Maureen Hodge, Fields of Endeavour: Territory II, 2004

Maureen Hodge (b. 1941 Perth) Lives and works in Edinburgh.

Woven by Susan Mowatt and Ellen Lerwick, technical assistance from Arkady Hodge

Gobelin tapestry

Tapestry

Maureen Hodge was one of two textile artists commissioned to produce work for the new Parliament building. She has aimed to produce a work with many strands of meaning in order to convey a sense of the complexity of Scotland’s history and territory.

The work is a gobelin high loom tapestry, woven on cotton warps at 8 warps to the inch with wool, linen, cotton, a cotton/linen mix and flax for the seft. Gobelin tapestry can be traced back to Ancient Egypt and possibly existed as an even older tradition.

The artist has used a number of symbols, such as hearts, Saltires and crosses, in the tapestry. Less evident are the texts that are partially 'hidden' in the tapestry, including the different names by which Scotland has been known - Scotland, Alba, Caledonia, Fortrui, Pictland and Scotia, and a number of quotes that reflect on Scotland's historical and contemporary position within Europe. These are ‘We are a family, a tribe, a people’', Edwin Muir;  ‘a faithful nation, most worthy of friendship and renown!’, Alain Chartier, The Chancellor of Bayeux in 1427 and ‘Act now, unconquered Scotland! Minding your fathers and your heirs!’,  the Roman writer Tacitus, in his book Agricola, puts these words into the mouth of the Caledonian leader Calgacus at the Battle of Mons Graupius.
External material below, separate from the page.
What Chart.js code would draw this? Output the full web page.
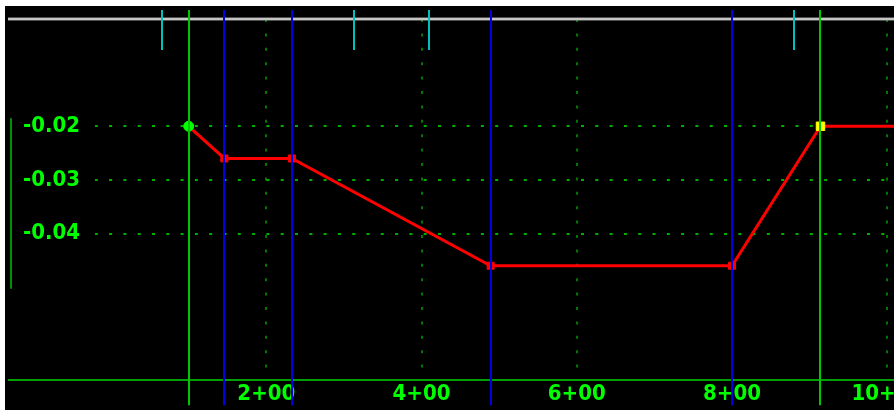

 "I see myself as a European but my work is about my personal domain within this ring of stars - the places that are of particular importance to me. Hills trees skies - marks on the landscape from across the centuries names carrying the changing history the perpetual round of the agricultural year. Within this continuing circle Territory/Home is ultimately where your dead are buried. On a map X marks the place that matters - a cross either way."  Maureen Hodge

Artist Biography

Born in Perth in 1941, Maureen Hodge studied stained glass at Edinburgh College of Art from 1959 – 63 and worked for the Edinburgh Tapestry Company (now the Dovecot Studio) from 1965 – 70, where she wove tapestries by David Hockney and Sir Eduardo Paolozzi among others. She lectured in tapestry at Edinburgh College of Art from 1967 – 73, later becoming Senior Lecturer in 1994, a post she held until 2006.

She has exhibited all over the world. Recently, she represented the UK at the 12th Triennale of Tapestry at Lodz in Poland in 2007. She is represented in many public collections in the UK and abroad, including the Victoria and Albert Museum in London, the Scottish National Gallery of Modern Art, Edinburgh, the University of Stirling, the Crafts Council, London, the Hungarian Textile Collection and the Ararat Regional Art Gallery in Victoria, Australia. In addition to the commission for the Scottish Parliament, she has been commissioned by the Crawford Arts Centre in St Andrews and the Scottish Crafts Centre in Edinburgh.